* Start Data block *

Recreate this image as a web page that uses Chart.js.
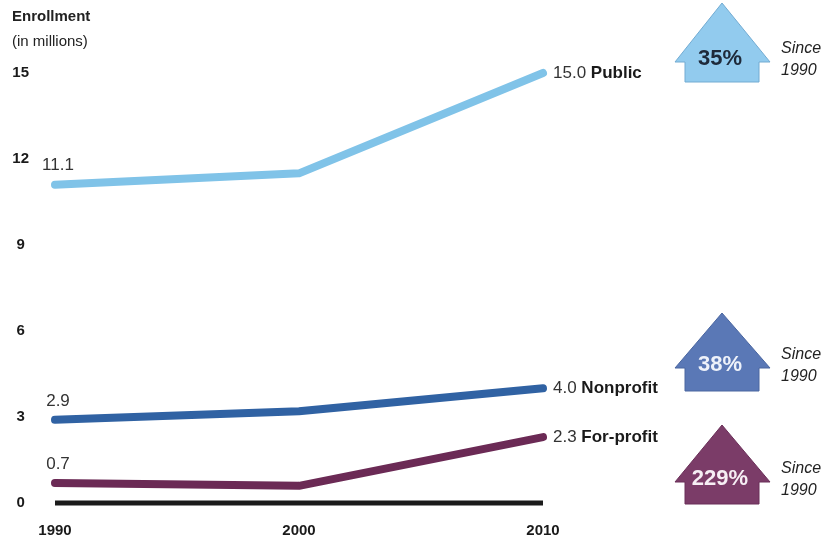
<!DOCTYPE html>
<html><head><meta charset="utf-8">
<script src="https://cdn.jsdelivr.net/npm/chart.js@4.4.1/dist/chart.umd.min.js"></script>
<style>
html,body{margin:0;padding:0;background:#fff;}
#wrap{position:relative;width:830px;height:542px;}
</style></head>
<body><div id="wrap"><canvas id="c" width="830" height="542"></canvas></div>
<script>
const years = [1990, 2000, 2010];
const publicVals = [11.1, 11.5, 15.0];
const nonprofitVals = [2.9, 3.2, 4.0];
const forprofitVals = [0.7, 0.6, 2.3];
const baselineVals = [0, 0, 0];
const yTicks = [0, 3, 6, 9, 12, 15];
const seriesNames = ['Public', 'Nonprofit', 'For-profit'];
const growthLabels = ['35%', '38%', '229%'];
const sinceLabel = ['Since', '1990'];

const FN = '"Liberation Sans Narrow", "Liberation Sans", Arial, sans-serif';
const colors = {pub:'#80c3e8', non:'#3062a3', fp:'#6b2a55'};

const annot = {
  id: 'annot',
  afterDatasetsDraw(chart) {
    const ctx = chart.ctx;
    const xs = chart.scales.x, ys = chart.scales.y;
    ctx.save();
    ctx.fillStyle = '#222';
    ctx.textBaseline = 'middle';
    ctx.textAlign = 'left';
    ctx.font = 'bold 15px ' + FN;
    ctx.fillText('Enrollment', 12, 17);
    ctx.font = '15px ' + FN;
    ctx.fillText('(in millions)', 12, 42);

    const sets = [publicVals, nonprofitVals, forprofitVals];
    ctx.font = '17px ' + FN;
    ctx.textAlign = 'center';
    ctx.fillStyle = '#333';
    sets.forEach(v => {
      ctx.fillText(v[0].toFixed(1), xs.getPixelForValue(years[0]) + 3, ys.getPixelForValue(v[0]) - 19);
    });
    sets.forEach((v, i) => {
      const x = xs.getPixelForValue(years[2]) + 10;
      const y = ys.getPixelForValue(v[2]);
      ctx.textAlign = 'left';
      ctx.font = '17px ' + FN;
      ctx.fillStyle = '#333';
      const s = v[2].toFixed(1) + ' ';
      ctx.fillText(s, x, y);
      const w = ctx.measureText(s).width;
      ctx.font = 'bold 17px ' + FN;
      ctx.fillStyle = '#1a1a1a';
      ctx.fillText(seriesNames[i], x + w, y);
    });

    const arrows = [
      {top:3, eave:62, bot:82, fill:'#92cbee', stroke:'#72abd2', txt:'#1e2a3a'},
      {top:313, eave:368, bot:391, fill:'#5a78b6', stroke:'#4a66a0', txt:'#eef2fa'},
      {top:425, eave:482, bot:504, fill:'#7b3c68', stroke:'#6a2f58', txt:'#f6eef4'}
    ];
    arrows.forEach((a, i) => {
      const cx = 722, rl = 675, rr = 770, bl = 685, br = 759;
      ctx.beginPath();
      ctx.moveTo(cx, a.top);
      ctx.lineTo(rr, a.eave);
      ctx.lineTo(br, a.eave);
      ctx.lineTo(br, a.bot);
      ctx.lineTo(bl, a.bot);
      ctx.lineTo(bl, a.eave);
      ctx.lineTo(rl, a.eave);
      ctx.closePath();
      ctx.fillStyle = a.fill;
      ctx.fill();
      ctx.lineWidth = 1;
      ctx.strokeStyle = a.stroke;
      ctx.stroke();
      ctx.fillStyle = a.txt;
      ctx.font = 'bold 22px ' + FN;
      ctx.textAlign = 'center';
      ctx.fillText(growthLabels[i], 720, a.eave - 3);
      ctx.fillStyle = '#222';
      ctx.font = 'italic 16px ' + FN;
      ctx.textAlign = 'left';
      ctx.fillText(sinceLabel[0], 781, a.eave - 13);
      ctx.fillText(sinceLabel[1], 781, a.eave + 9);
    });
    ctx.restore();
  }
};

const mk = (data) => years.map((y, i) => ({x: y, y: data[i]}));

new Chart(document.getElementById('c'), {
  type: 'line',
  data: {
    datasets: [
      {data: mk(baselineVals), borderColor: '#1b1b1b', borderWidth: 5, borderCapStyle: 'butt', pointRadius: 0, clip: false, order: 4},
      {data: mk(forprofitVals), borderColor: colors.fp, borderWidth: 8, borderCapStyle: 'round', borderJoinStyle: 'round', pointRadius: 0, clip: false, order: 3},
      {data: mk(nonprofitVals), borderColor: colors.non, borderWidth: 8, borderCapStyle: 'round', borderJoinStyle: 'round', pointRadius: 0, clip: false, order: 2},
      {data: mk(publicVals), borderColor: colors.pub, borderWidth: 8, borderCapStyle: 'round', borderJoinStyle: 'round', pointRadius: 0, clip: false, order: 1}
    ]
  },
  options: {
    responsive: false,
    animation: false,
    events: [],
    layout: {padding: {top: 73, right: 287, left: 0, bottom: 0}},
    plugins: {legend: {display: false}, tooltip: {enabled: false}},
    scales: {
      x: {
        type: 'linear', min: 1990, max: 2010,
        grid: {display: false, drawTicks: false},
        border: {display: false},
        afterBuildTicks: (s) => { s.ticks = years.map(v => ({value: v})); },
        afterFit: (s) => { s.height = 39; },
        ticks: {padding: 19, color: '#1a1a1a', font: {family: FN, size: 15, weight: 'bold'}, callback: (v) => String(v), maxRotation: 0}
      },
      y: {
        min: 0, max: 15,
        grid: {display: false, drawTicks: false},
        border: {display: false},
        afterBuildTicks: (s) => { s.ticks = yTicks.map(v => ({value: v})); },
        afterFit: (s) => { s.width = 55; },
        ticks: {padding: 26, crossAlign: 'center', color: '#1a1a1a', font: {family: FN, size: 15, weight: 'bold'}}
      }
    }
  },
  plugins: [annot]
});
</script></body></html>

* End Data block *

Exercise aim: Give an exact copy of the material, leaving out every picture.

The completed task:
Recreate this image as a web page that uses Chart.js.
<!DOCTYPE html>
<html><head><meta charset="utf-8">
<script src="https://cdn.jsdelivr.net/npm/chart.js@4.4.1/dist/chart.umd.min.js"></script>
<style>
html,body{margin:0;padding:0;background:#fff;}
#wrap{position:relative;width:830px;height:542px;}
</style></head>
<body><div id="wrap"><canvas id="c" width="830" height="542"></canvas></div>
<script>
const years = [1990, 2000, 2010];
const publicVals = [11.1, 11.5, 15.0];
const nonprofitVals = [2.9, 3.2, 4.0];
const forprofitVals = [0.7, 0.6, 2.3];
const baselineVals = [0, 0, 0];
const yTicks = [0, 3, 6, 9, 12, 15];
const seriesNames = ['Public', 'Nonprofit', 'For-profit'];
const growthLabels = ['35%', '38%', '229%'];
const sinceLabel = ['Since', '1990'];

const FN = '"Liberation Sans Narrow", "Liberation Sans", Arial, sans-serif';
const colors = {pub:'#80c3e8', non:'#3062a3', fp:'#6b2a55'};

const annot = {
  id: 'annot',
  afterDatasetsDraw(chart) {
    const ctx = chart.ctx;
    const xs = chart.scales.x, ys = chart.scales.y;
    ctx.save();
    ctx.fillStyle = '#222';
    ctx.textBaseline = 'middle';
    ctx.textAlign = 'left';
    ctx.font = 'bold 15px ' + FN;
    ctx.fillText('Enrollment', 12, 17);
    ctx.font = '15px ' + FN;
    ctx.fillText('(in millions)', 12, 42);

    const sets = [publicVals, nonprofitVals, forprofitVals];
    ctx.font = '17px ' + FN;
    ctx.textAlign = 'center';
    ctx.fillStyle = '#333';
    sets.forEach(v => {
      ctx.fillText(v[0].toFixed(1), xs.getPixelForValue(years[0]) + 3, ys.getPixelForValue(v[0]) - 19);
    });
    sets.forEach((v, i) => {
      const x = xs.getPixelForValue(years[2]) + 10;
      const y = ys.getPixelForValue(v[2]);
      ctx.textAlign = 'left';
      ctx.font = '17px ' + FN;
      ctx.fillStyle = '#333';
      const s = v[2].toFixed(1) + ' ';
      ctx.fillText(s, x, y);
      const w = ctx.measureText(s).width;
      ctx.font = 'bold 17px ' + FN;
      ctx.fillStyle = '#1a1a1a';
      ctx.fillText(seriesNames[i], x + w, y);
    });

    const arrows = [
      {top:3, eave:62, bot:82, fill:'#92cbee', stroke:'#72abd2', txt:'#1e2a3a'},
      {top:313, eave:368, bot:391, fill:'#5a78b6', stroke:'#4a66a0', txt:'#eef2fa'},
      {top:425, eave:482, bot:504, fill:'#7b3c68', stroke:'#6a2f58', txt:'#f6eef4'}
    ];
    arrows.forEach((a, i) => {
      const cx = 722, rl = 675, rr = 770, bl = 685, br = 759;
      ctx.beginPath();
      ctx.moveTo(cx, a.top);
      ctx.lineTo(rr, a.eave);
      ctx.lineTo(br, a.eave);
      ctx.lineTo(br, a.bot);
      ctx.lineTo(bl, a.bot);
      ctx.lineTo(bl, a.eave);
      ctx.lineTo(rl, a.eave);
      ctx.closePath();
      ctx.fillStyle = a.fill;
      ctx.fill();
      ctx.lineWidth = 1;
      ctx.strokeStyle = a.stroke;
      ctx.stroke();
      ctx.fillStyle = a.txt;
      ctx.font = 'bold 22px ' + FN;
      ctx.textAlign = 'center';
      ctx.fillText(growthLabels[i], 720, a.eave - 3);
      ctx.fillStyle = '#222';
      ctx.font = 'italic 16px ' + FN;
      ctx.textAlign = 'left';
      ctx.fillText(sinceLabel[0], 781, a.eave - 13);
      ctx.fillText(sinceLabel[1], 781, a.eave + 9);
    });
    ctx.restore();
  }
};

const mk = (data) => years.map((y, i) => ({x: y, y: data[i]}));

new Chart(document.getElementById('c'), {
  type: 'line',
  data: {
    datasets: [
      {data: mk(baselineVals), borderColor: '#1b1b1b', borderWidth: 5, borderCapStyle: 'butt', pointRadius: 0, clip: false, order: 4},
      {data: mk(forprofitVals), borderColor: colors.fp, borderWidth: 8, borderCapStyle: 'round', borderJoinStyle: 'round', pointRadius: 0, clip: false, order: 3},
      {data: mk(nonprofitVals), borderColor: colors.non, borderWidth: 8, borderCapStyle: 'round', borderJoinStyle: 'round', pointRadius: 0, clip: false, order: 2},
      {data: mk(publicVals), borderColor: colors.pub, borderWidth: 8, borderCapStyle: 'round', borderJoinStyle: 'round', pointRadius: 0, clip: false, order: 1}
    ]
  },
  options: {
    responsive: false,
    animation: false,
    events: [],
    layout: {padding: {top: 73, right: 287, left: 0, bottom: 0}},
    plugins: {legend: {display: false}, tooltip: {enabled: false}},
    scales: {
      x: {
        type: 'linear', min: 1990, max: 2010,
        grid: {display: false, drawTicks: false},
        border: {display: false},
        afterBuildTicks: (s) => { s.ticks = years.map(v => ({value: v})); },
        afterFit: (s) => { s.height = 39; },
        ticks: {padding: 19, color: '#1a1a1a', font: {family: FN, size: 15, weight: 'bold'}, callback: (v) => String(v), maxRotation: 0}
      },
      y: {
        min: 0, max: 15,
        grid: {display: false, drawTicks: false},
        border: {display: false},
        afterBuildTicks: (s) => { s.ticks = yTicks.map(v => ({value: v})); },
        afterFit: (s) => { s.width = 55; },
        ticks: {padding: 26, crossAlign: 'center', color: '#1a1a1a', font: {family: FN, size: 15, weight: 'bold'}}
      }
    }
  },
  plugins: [annot]
});
</script></body></html>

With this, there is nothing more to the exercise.